In questa asciutta e pudica storia di amicizia e di paternità, raccontata senza toni edulcorati (al contrario non esitando a mettere in primo piano sentimenti come il rimpianto per le occasioni perdute, la tristezza per chi non c'è più o la difficoltà di trovare il proprio posto nella vita), vi sono brani di struggente bellezza, come quando Pietro, cercando di recuperare in extremis un rapporto col padre defunto, va alla ricerca delle scritte da questi lasciate negli anni passati sui libri di vetta; oppure quando il protagonista, scendendo a valle alla fine dell’estate, immagina di vedere se stesso bambino mentre sale verso gli alpeggi insieme al suo giovane genitore. Una simile dichiarazione di elegiaco amore per la montagna mi fa tornare in mente le parole che Renè Daumal scrisse ne Il Monte Analogo: “Non si può restare sempre sulle vette, bisogna ridiscendere… A che pro allora?
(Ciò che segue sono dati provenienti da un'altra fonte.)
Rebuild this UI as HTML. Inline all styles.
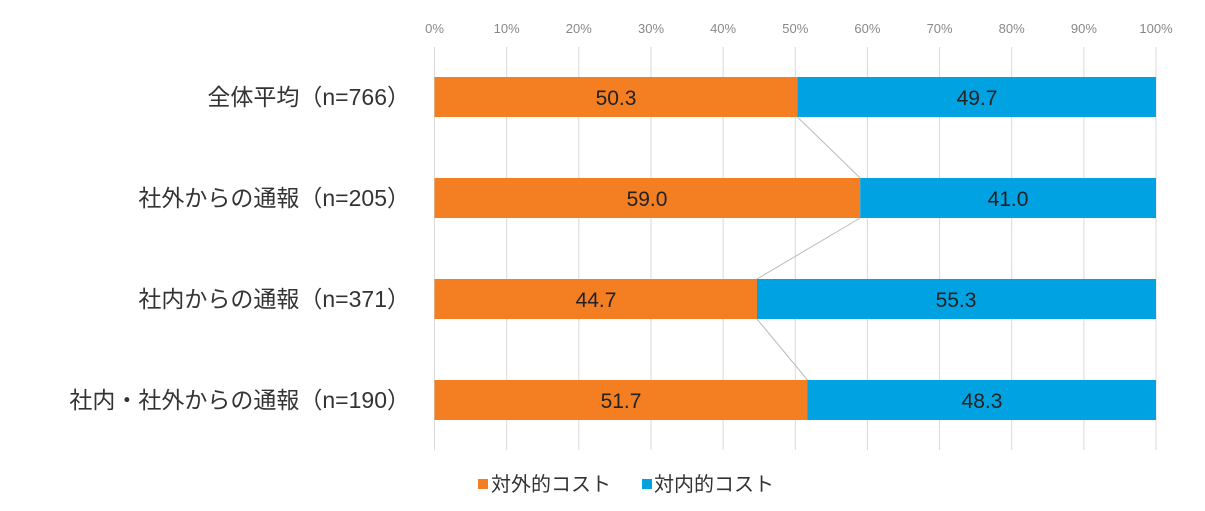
<!DOCTYPE html>
<html><head><meta charset="utf-8"><style>
body{margin:0;background:#fff}
text{font-family:"Liberation Sans","Noto Sans CJK JP",sans-serif}
</style></head><body>
<svg width="1205" height="506" xmlns="http://www.w3.org/2000/svg">
<g stroke="#d9d9d9" stroke-width="1">
<line x1="434.5" y1="47" x2="434.5" y2="450"/><line x1="506.7" y1="47" x2="506.7" y2="450"/><line x1="578.8" y1="47" x2="578.8" y2="450"/><line x1="651" y1="47" x2="651" y2="450"/><line x1="723.1" y1="47" x2="723.1" y2="450"/><line x1="795.3" y1="47" x2="795.3" y2="450"/><line x1="867.4" y1="47" x2="867.4" y2="450"/><line x1="939.6" y1="47" x2="939.6" y2="450"/><line x1="1011.7" y1="47" x2="1011.7" y2="450"/><line x1="1083.9" y1="47" x2="1083.9" y2="450"/><line x1="1156" y1="47" x2="1156" y2="450"/>
</g>
<g font-size="13" fill="#888" text-anchor="middle">
<text x="434.5" y="33">0%</text><text x="506.7" y="33">10%</text><text x="578.8" y="33">20%</text><text x="651" y="33">30%</text><text x="723.1" y="33">40%</text><text x="795.3" y="33">50%</text><text x="867.4" y="33">60%</text><text x="939.6" y="33">70%</text><text x="1011.7" y="33">80%</text><text x="1083.9" y="33">90%</text><text x="1156" y="33">100%</text>
</g>
<g stroke="#bbb" stroke-width="1">
<line x1="797.4" y1="117" x2="860.2" y2="178"/>
<line x1="860.2" y1="218" x2="757" y2="279"/>
<line x1="757" y1="319" x2="807.5" y2="380"/>
</g>
<rect x="434.5" y="77" width="362.9" height="40" fill="#f37f22"/><rect x="797.4" y="77" width="358.6" height="40" fill="#00a2e2"/>
<rect x="434.5" y="178" width="425.7" height="40" fill="#f37f22"/><rect x="860.2" y="178" width="295.8" height="40" fill="#00a2e2"/>
<rect x="434.5" y="279" width="322.5" height="40" fill="#f37f22"/><rect x="757" y="279" width="399" height="40" fill="#00a2e2"/>
<rect x="434.5" y="380" width="373" height="40" fill="#f37f22"/><rect x="807.5" y="380" width="348.5" height="40" fill="#00a2e2"/>
<g font-size="21" fill="#222" text-anchor="middle">
<text x="616" y="105">50.3</text><text x="977" y="105">49.7</text>
<text x="647" y="206">59.0</text><text x="1008" y="206">41.0</text>
<text x="596" y="307">44.7</text><text x="956" y="307">55.3</text>
<text x="621" y="408">51.7</text><text x="982" y="408">48.3</text>
</g>
<g font-size="23" fill="#333" text-anchor="end">
<text x="410" y="105">全体平均（n=766）</text>
<text x="410" y="206">社外からの通報（n=205）</text>
<text x="410" y="307">社内からの通報（n=371）</text>
<text x="410" y="408">社内・社外からの通報（n=190）</text>
</g>
<rect x="478" y="479" width="10" height="10" fill="#f37f22"/>
<text x="491" y="491" font-size="20" fill="#333">対外的コスト</text>
<rect x="642" y="479" width="10" height="10" fill="#00a2e2"/>
<text x="654" y="491" font-size="20" fill="#333">対内的コスト</text>
</svg>
</body></html>
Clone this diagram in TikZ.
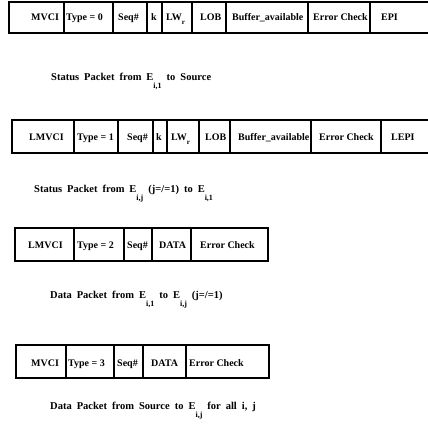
\documentclass[tikz,border=0pt]{standalone}
\usepackage{fontspec}
\setmainfont{Liberation Serif}
% E with its index set well below the line, as in the printed captions
\newcommand{\lowsub}[2]{#1\raisebox{-8.5pt}{\fontsize{8}{9}\selectfont #2}}
% field name with a small lowered index (LW_r)
\newcommand{\fieldsub}[2]{#1\raisebox{-4pt}{\fontsize{7}{8}\selectfont #2}}
% caption font with wide word spacing
\newcommand{\notefont}{\fontsize{10.5}{12}\selectfont\bfseries\spaceskip 5pt\relax}
\begin{document}
\begin{tikzpicture}[x=1pt,y=-1pt,
  boxline/.style={draw=black,line width=1.2pt},
  fld/.style={inner sep=0pt,anchor=base west,font=\fontsize{10}{12}\selectfont\bfseries},
  note/.style={inner sep=0pt,anchor=base west,font=\notefont}]
% white page, also fixing the picture size
\fill[white] (0,0) rectangle (428,428);
\useasboundingbox (0,0) rectangle (428,428);

% ---- status packet, end node to source ----
\draw[boxline] (428,2) -- (9,2) -- (9,33) -- (428,33);
\foreach \x in {64,113,147,162,192,226,308,370} \draw[boxline] (\x,2) -- (\x,33);
\node[fld] (a1) at (31,21) {MVCI};
\node[fld] (a2) at (66,21) {Type = 0};
\node[fld] (a3) at (118,21) {Seq\#};
\node[fld] (a4) at (151,21) {k};
\node[fld] (a5) at (166,21) {\fieldsub{LW}{r}};
\node[fld] (a6) at (200,21) {LOB};
\node[fld] (a7) at (232,21) {Buffer\_available};
\node[fld] (a8) at (313,21) {Error Check};
\node[fld] (a9) at (381,21) {EPI};
\node[note] (c1) at (51,80) {Status Packet from \lowsub{E}{i,1} to Source};

% ---- status packet between end nodes ----
\draw[boxline] (428,120) -- (12,120) -- (12,153) -- (428,153);
\foreach \x in {74,118,153,167,199,230,311,381} \draw[boxline] (\x,120) -- (\x,153);
\node[fld] (b1) at (29,140) {LMVCI};
\node[fld] (b2) at (77,140) {Type = 1};
\node[fld] (b3) at (127,140) {Seq\#};
\node[fld] (b4) at (156,140) {k};
\node[fld] (b5) at (171,140) {\fieldsub{LW}{r}};
\node[fld] (b6) at (205,140) {LOB};
\node[fld] (b7) at (238,140) {Buffer\_available};
\node[fld] (b8) at (319,140) {Error Check};
\node[fld] (b9) at (391,140) {LEPI};
\node[note] (c2) at (34,192) {Status Packet from \lowsub{E}{i,j} (j=/=1) to \lowsub{E}{i,1}};

% ---- data packet between end nodes ----
\draw[boxline] (15,228) rectangle (268,261);
\foreach \x in {74,124,152,191} \draw[boxline] (\x,228) -- (\x,261);
\node[fld] (d1) at (28,248) {LMVCI};
\node[fld] (d2) at (77,248) {Type = 2};
\node[fld] (d3) at (127,248) {Seq\#};
\node[fld] (d4) at (159,248) {DATA};
\node[fld] (d5) at (200,248) {Error Check};
\node[note] (c3) at (50,298) {Data Packet from \lowsub{E}{i,1} to \lowsub{E}{i,j} (j=/=1)};

% ---- data packet from source ----
\draw[boxline] (16,345) rectangle (269,378);
\foreach \x in {66,114,143,186} \draw[boxline] (\x,345) -- (\x,378);
\node[fld] (e1) at (31,366) {MVCI};
\node[fld] (e2) at (68,366) {Type = 3};
\node[fld] (e3) at (117,366) {Seq\#};
\node[fld] (e4) at (151,366) {DATA};
\node[fld] (e5) at (189,366) {Error Check};
\node[note] (c4) at (50,409) {Data Packet from Source to \lowsub{E}{i,j} for all i, j};
\end{tikzpicture}
\end{document}
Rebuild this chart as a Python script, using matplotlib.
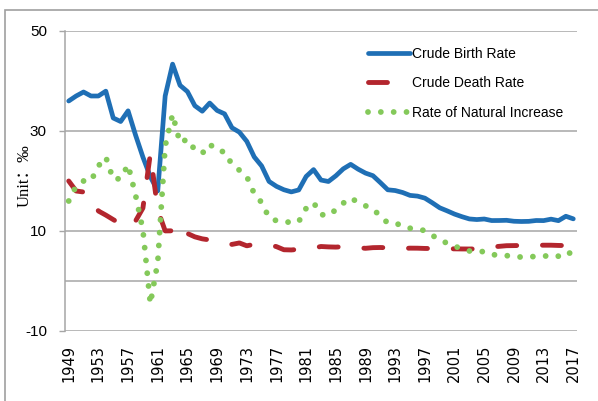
import matplotlib
matplotlib.use("Agg")
import matplotlib.pyplot as plt
from matplotlib.patches import Rectangle

years = list(range(1949, 2018))
birth = [36.00, 37.00, 37.80, 37.00, 37.00, 37.97, 32.60, 31.90, 34.03, 29.22,
         24.78, 20.86, 18.02, 37.01, 43.37, 39.14, 37.88, 35.05, 33.96, 35.59,
         34.11, 33.43, 30.65, 29.77, 27.93, 24.82, 23.01, 19.91, 18.93, 18.25,
         17.82, 18.21, 20.91, 22.28, 20.19, 19.90, 21.04, 22.43, 23.33, 22.37,
         21.58, 21.06, 19.68, 18.24, 18.09, 17.70, 17.12, 16.98, 16.57, 15.64,
         14.64, 14.03, 13.38, 12.86, 12.41, 12.29, 12.40, 12.09, 12.10, 12.14,
         11.95, 11.90, 11.93, 12.10, 12.08, 12.37, 12.07, 12.95, 12.43]
death = [20.00, 18.00, 17.80, 17.00, 14.00, 13.18, 12.28, 11.40, 10.80, 11.98,
         14.59, 25.43, 14.24, 10.02, 10.04, 11.50, 9.50, 8.83, 8.43, 8.21,
         8.03, 7.60, 7.32, 7.61, 7.04, 7.34, 7.32, 7.25, 6.87, 6.25,
         6.21, 6.34, 6.36, 6.60, 6.90, 6.82, 6.78, 6.86, 6.72, 6.64,
         6.54, 6.67, 6.70, 6.64, 6.64, 6.49, 6.57, 6.56, 6.51, 6.50,
         6.46, 6.45, 6.43, 6.41, 6.40, 6.42, 6.51, 6.81, 6.93, 7.06,
         7.08, 7.11, 7.14, 7.15, 7.16, 7.16, 7.11, 7.09, 7.11]
natural = [16.00, 19.00, 20.00, 20.00, 23.00, 24.79, 20.32, 20.50, 23.23, 17.24,
           10.19, -4.57, 3.78, 26.99, 33.33, 27.64, 28.38, 26.22, 25.53, 27.38,
           26.08, 25.83, 23.33, 22.16, 20.89, 17.48, 15.69, 12.66, 12.06, 12.00,
           11.61, 11.87, 14.55, 15.68, 13.29, 13.08, 14.26, 15.57, 16.61, 15.73,
           15.04, 14.39, 12.98, 11.60, 11.45, 11.21, 10.55, 10.42, 10.06, 9.14,
           8.18, 7.58, 6.95, 6.45, 6.01, 5.87, 5.89, 5.28, 5.17, 5.08,
           4.87, 4.79, 4.79, 4.95, 4.92, 5.21, 4.96, 5.86, 5.32]
tick_years = list(range(1949, 2018, 4))
yticks = [-10, 10, 30, 50]

GRID = "#a6a6a6"
sans = ["Liberation Sans", "DejaVu Sans"]

fig = plt.figure(figsize=(5.98, 4.01), dpi=100)
ax = fig.add_axes([65 / 598, 1 - 331 / 401, 512 / 598, 300 / 401])

# outer chart border (runs off the right and bottom edges)
fig.patches.append(Rectangle((5 / 598, -0.1), 1.2, 1 - 10 / 401 + 0.1,
                             transform=fig.transFigure, fill=False,
                             edgecolor="#a0a0a0", lw=1.2))

ax.plot(years, birth, color="#1f6fb5", lw=3.4, solid_joinstyle="round",
        solid_capstyle="round", label="Crude Birth Rate", zorder=3)
ax.plot(years, death, color="#b3262e", lw=3.5, linestyle=(0, (3.9, 5.3)),
        dash_capstyle="round", label="Crude Death Rate", zorder=4)
ax.plot(years, natural, color="#84c95a", lw=4.2, linestyle=(0, (0.001, 2.2)),
        dash_capstyle="round", label="Rate of Natural Increase", zorder=5)

ax.set_xlim(1948.5, 2017.5)
ax.set_ylim(-10, 50)
ax.set_yticks(yticks)
ax.set_xticks(tick_years)
ax.set_xticklabels([str(y) for y in tick_years], rotation=90, fontsize=10.5,
                   family="DejaVu Sans")
ax.set_yticklabels([str(v) for v in yticks], fontsize=11, family=sans)
ax.tick_params(axis="x", length=0, pad=10)
ax.tick_params(axis="y", length=4, width=1, color=GRID, pad=9)

for v in yticks:
    ax.axhline(v, color=GRID, lw=1.1, zorder=1)
ax.axhline(0, color=GRID, lw=1.1, zorder=1)
for s in ["top", "right", "bottom"]:
    ax.spines[s].set_visible(False)
ax.spines["left"].set_color(GRID)
ax.spines["left"].set_linewidth(1.1)

fig.text(25 / 598, 1 - 176 / 401, "Unit：‰", rotation=90, ha="center",
         va="center", fontsize=12, family=["Liberation Serif", "Noto Sans CJK SC"])

leg = ax.legend(loc="upper left", bbox_to_anchor=((368 - 65) / 512, (331 - 47) / 300),
                frameon=False, borderpad=0, borderaxespad=0, handlelength=3.0,
                handletextpad=0.15, labelspacing=1.1,
                prop={"family": sans, "size": 10})

fig.savefig("out.png", dpi=100)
Ecco: l’alto conosce il basso, il basso non conosce l’alto. Salendo devi prendere sempre nota delle difficoltà del tuo cammino; finché sali puoi vederle. Nella discesa, non le vedrai più, ma saprai che ci sono, se le avrai osservate bene”. Da consigliare caldamente a tutti coloro che amano la montagna, a quelli che la ammirano senza ancora avere avuto la possibilità di conoscerla a fondo, e ancora di più a chi, non potendoci più tornare, prova la straziante nostalgia delle vette, dei rifugi e dei ghiacciai.